All’inizio di marzo, il prezzo dell’oro ha registrato un’impennata, passando da un livello di circa 2.050 dollari a oltre i 2.200 dollari per oncia, un nuovo massimo storico. Sono stati diversi i fattori alla base di questo rialzo.
In primo luogo, sono aumentati i flussi verso il mercato finanziario dell’oro (XAU/USD), ed è stato registrato un notevole aumento del posizionamento long sui future, il che suggerisce che gli investitori istituzionali hanno aumentato la loro esposizione al metallo giallo.
In secondo luogo, le banche centrali hanno continuato ad acquistare oro fisico in modo deciso e gli ultimi dati mostrano che da inizio anno vi sono stati acquisti consistenti, pari a circa 40 tonnellate al mese. Riteniamo che gli acquisti da parte delle banche centrali stiano avendo un impatto significativo sul mercato: il World Gold Council, infatti, ritiene che questi abbiano portato a un incremento dei prezzi di circa il 15%. È probabile che questa tendenza continui nei prossimi mesi e anni, man mano che le banche centrali aumenteranno le loro riserve d’oro.
In terzo luogo, gli investitori retail hanno aumentato gli investimenti in ETF (fondi negoziati in borsa) sull’oro. Tuttavia, l’incremento delle posizioni retail è avvenuto in un secondo tempo rispetto alla maggior parte del rialzo, e questo allargamento della base di investitori implica che il rialzo è ancora in corso. Notiamo che gli investitori retail rimangono sottoinvestiti rispetto alle medie storiche.
Le principali banche centrali hanno indicato che inizieranno a ridurre i tassi di interesse nei prossimi mesi. Secondo le ultime indicazioni, le banche centrali avranno un ciclo di riduzione dei tassi anticipato, il che significa che quest’anno i tassi nominali diminuiranno sostanzialmente. Il coincidente e rapido declino delle dinamiche inflazionistiche globali, unito a un ciclo di riduzione dei tassi anticipato da parte di molte delle principali banche centrali, rappresenta uno sviluppo altamente costruttivo per l’oro e questo spiega il rapido movimento al rialzo verso livelli superiori a 2.200 dollari per oncia.

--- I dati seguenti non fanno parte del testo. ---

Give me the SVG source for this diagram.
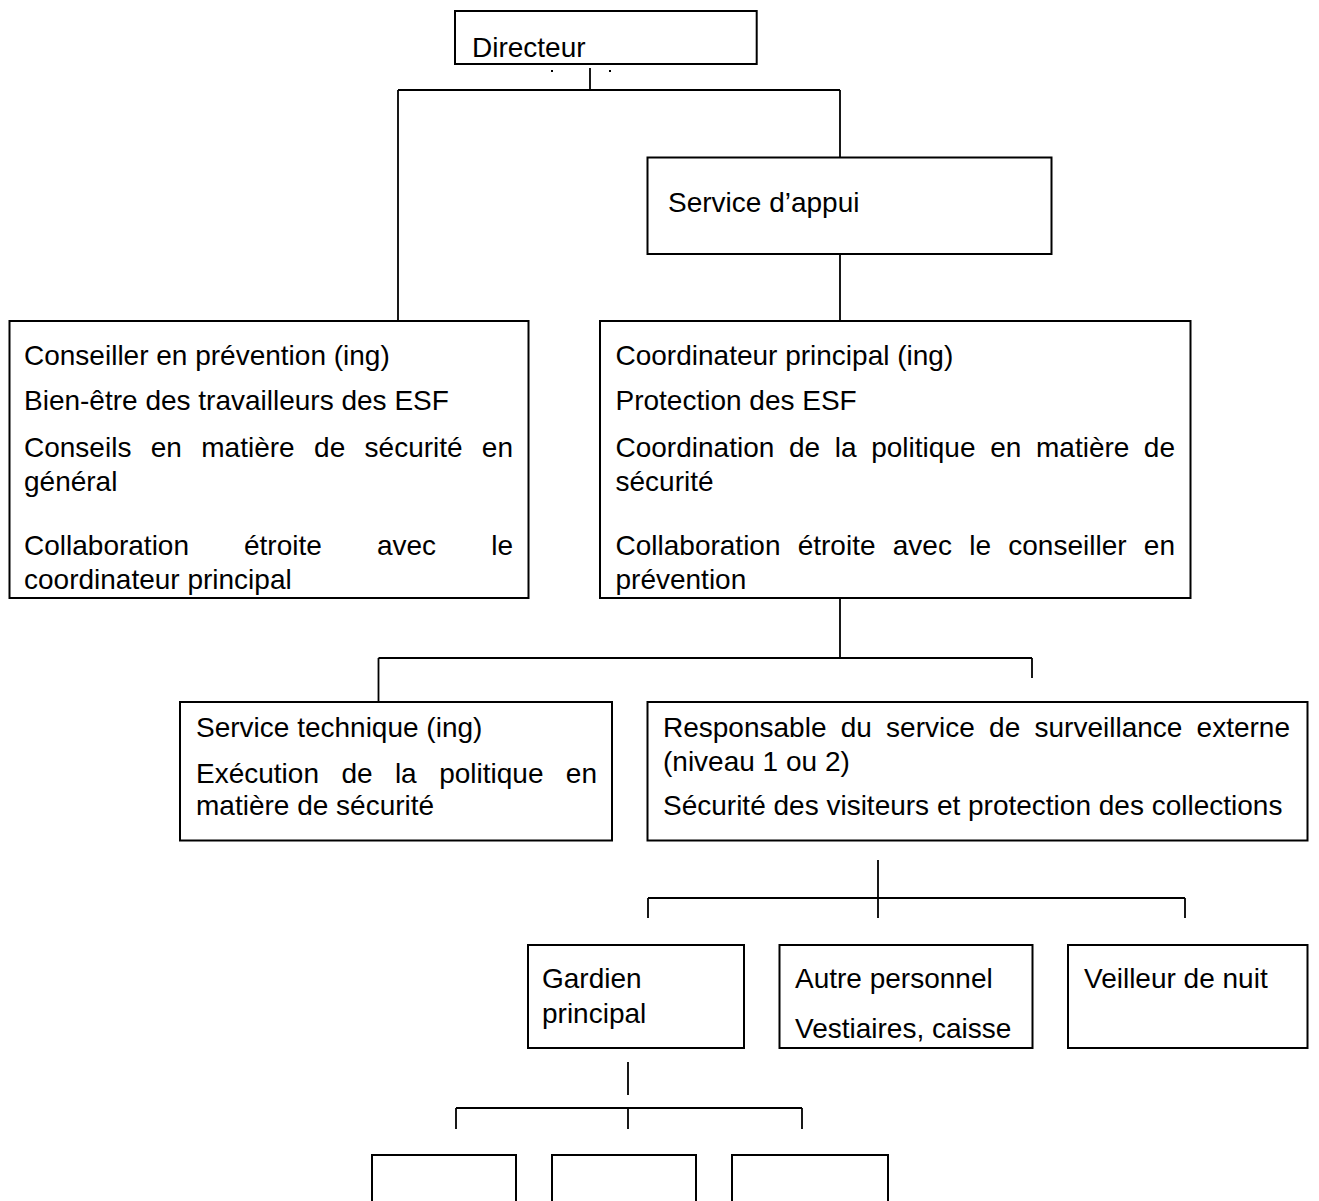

Guardando alla seconda metà dell’anno, abbiamo individuato due potenziali fattori che potrebbero portare a un rialzo dei prezzi. In primo luogo, le campagne elettorali statunitensi probabilmente metteranno in luce i livelli eccessivi di debito degli Stati Uniti: le crescenti preoccupazioni sulla sostenibilità fiscale degli Stati Uniti rappresenteranno, a nostro avviso, un fattore positivo per l’oro. In secondo luogo, riteniamo che i rischi geopolitici rimarranno elevati e che un eventuale peggioramento delle relazioni tra le principali potenze darà una spinta al rialzo al prezzo dell’oro.
Una precisazione riguardo alla quotazione attuale: l’oro è cresciuto molto in un breve lasso di tempo e attualmente viene scambiato con un ingente premio rispetto ai rendimenti dei Treasury Inflation-Protected Securities (TIPS) decennali, che consideriamo un proxy per le previsioni sui tassi di interesse reali. Questo ampio premio potrebbe ridursi se nei prossimi mesi i rendimenti dei TIPS diminuiranno, il che è possibile se la Federal Reserve inizierà a tagliare i tassi d’interesse. Ciò significa che i prossimi dati sull’indice dei prezzi al consumo (IPC) negli Stati Uniti saranno molto importanti: infatti, se le letture dell’IPC mostreranno una certa moderazione su base mensile, possiamo aspettarci che l’oro verrà scambiato a livelli pari o leggermente superiori a quelli attuali.
Nel complesso, manteniamo una posizione costruttiva sull’oro e qualsiasi discesa al di sotto dei 2.100 dollari rappresenta, a nostro avviso, una forte opportunità di acquisto. A più lungo termine, è possibile un movimento verso livelli di circa 2.300 dollari per oncia.